BridgesUNCC / bridges-python

Python client library for Bridges
http://bridgesuncc.github.io
MIT License
2 stars 4 forks source link

Cache data sources upon access #54

Open acbart opened 4 years ago

acbart commented 4 years ago

Hi, I was trying out some of the data sources, and I notice that some of them can take a while to run, while also requiring an active internet connection. I know this suggestion introduces further headaches, but perhaps you should consider setting up a cache for the non-real time datasets?

For the requests based datasets, this would be as trivial as adding in requests-cache:

import requests_cache
requests_cache.install_cache('bridges_datasets')

Along with some kind of helpful expire_cache() call for students to use if the remote data changes for whatever reason.

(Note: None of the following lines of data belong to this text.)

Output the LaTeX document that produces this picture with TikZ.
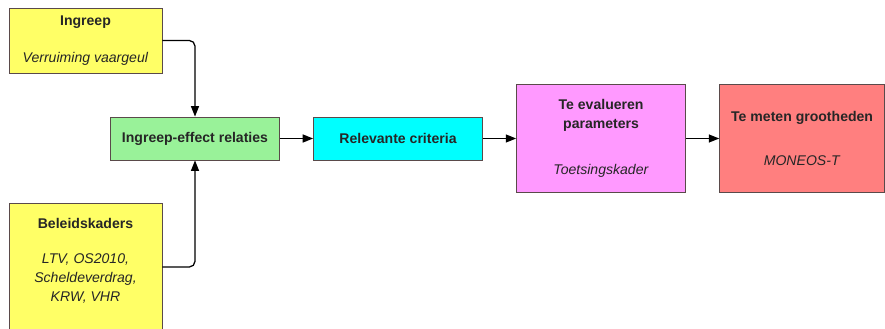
\documentclass[tikz,border=0pt]{standalone}
\usepackage{fontspec}
\setmainfont{Liberation Sans}
\usetikzlibrary{arrows.meta,positioning}
\definecolor{geel}{HTML}{FFFF66}
\definecolor{groen}{HTML}{99F299}
\definecolor{cyaan}{HTML}{00FFFF}
\definecolor{paars}{HTML}{FF99FF}
\definecolor{rood}{HTML}{FF7F7F}
\definecolor{rand}{HTML}{5A4A4A}
\tikzset{
  box/.style={draw=rand, line width=0.6pt, rectangle, align=center, inner sep=3pt, font=\fontsize{10}{13.5}\selectfont, text=black!85},
  kader/.style={box, fill=geel, minimum width=3.825cm},
  blok/.style={box, minimum width=4.225cm, minimum height=1.075cm},
  hoog/.style={box, minimum width=4.225cm, minimum height=2.7cm},
  arr/.style={-{Triangle[length=2.6mm,width=2mm]}, line width=0.9pt},
  bocht/.style={arr, rounded corners=4pt}
}
\begin{document}
\begin{tikzpicture}[node distance=8.3mm]
\useasboundingbox (0,0) rectangle (22.125,-8.225);
\clip (0,0) rectangle (22.125,-8.225);
\node[blok, fill=groen] (effect) at (4.875,-3.4625) {\textbf{Ingreep-effect relaties}};
\node[blok, fill=cyaan, right=of effect] (criteria) {\textbf{Relevante criteria}};
\node[hoog, fill=paars, right=of criteria] (param) {\textbf{Te evalueren}\\\textbf{parameters}\\[19.6pt]\textit{Toetsingskader}};
\node[hoog, fill=rood, minimum width=4.125cm, right=of param] (meten) {\textbf{Te meten grootheden}\\[17.7pt]\textit{MONEOS-T}};
\node[kader, minimum height=1.625cm] (ingreep) at (2.1375,-1.0125) {\textbf{Ingreep}\\[12.7pt]\textit{Verruiming vaargeul}};
\node[kader, minimum height=3.2cm] (beleid) at (2.1375,-6.675) {\textbf{Beleidskaders}\\[11.3pt]\textit{LTV, OS2010,}\\\textit{Scheldeverdrag,}\\\textit{KRW, VHR}\\[-3pt]\mbox{}};
\foreach \s/\t in {effect/criteria,criteria/param,param/meten} \draw[arr] (\s) -- (\t);
\draw[bocht] (ingreep.east) -| (effect.north);
\draw[bocht] (beleid.east) -| (effect.south);
\end{tikzpicture}
\end{document}
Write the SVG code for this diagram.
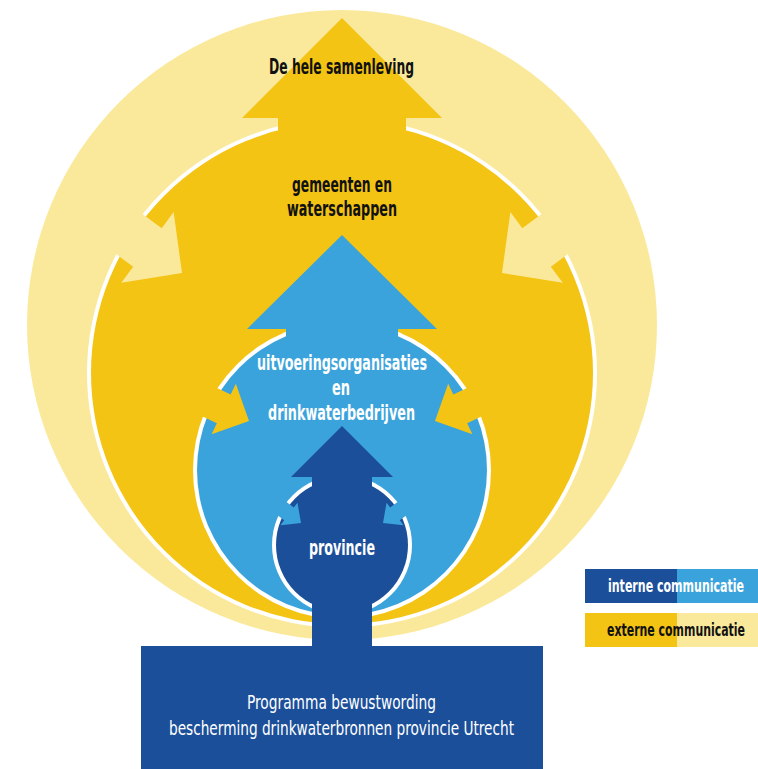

The SPARQLWrapper stuff would probably be a bit messier, since that's using urllib under the hood. But it probably wouldn't be too hard to just make a little decorator for it. Heck, you could probably even reuse the architecture for requests_cache and keep it all in one place.

If this seemed worthwhile, I'm willing to turn this into a Pull Request. But I wanted to get a sense of whether this is a worthwhile direction.

AlecGoncharow commented 4 years ago

This is a good idea, thank you. We will need to do a bit of exploration before we can say it is something we can use without unintended side effects.

As it stands we are already caching some of the OSM data internally. Can you elaborate on which ones were slow on your end so we can investigate a bit further?

krs-world commented 4 years ago

Cory, we are indeed caching some of the larger datasets like OpenStreetMap, the NOAA elevation map. Is there something more and better we should be doing?

acbart commented 4 years ago

It's a little tough to tell exactly what I was working on then, but I believe it was the WikiData dataset.

My perspective was that all datasets should be cached, with some clever mechanism for easily letting students clear out that local cache. I'm a little less worried about speed than I am about internet stability and the need to not worry about being connected and such. I was expecting something like what Sinbad does. There are headaches and issues, but it seemed like a worthwhile fight to me.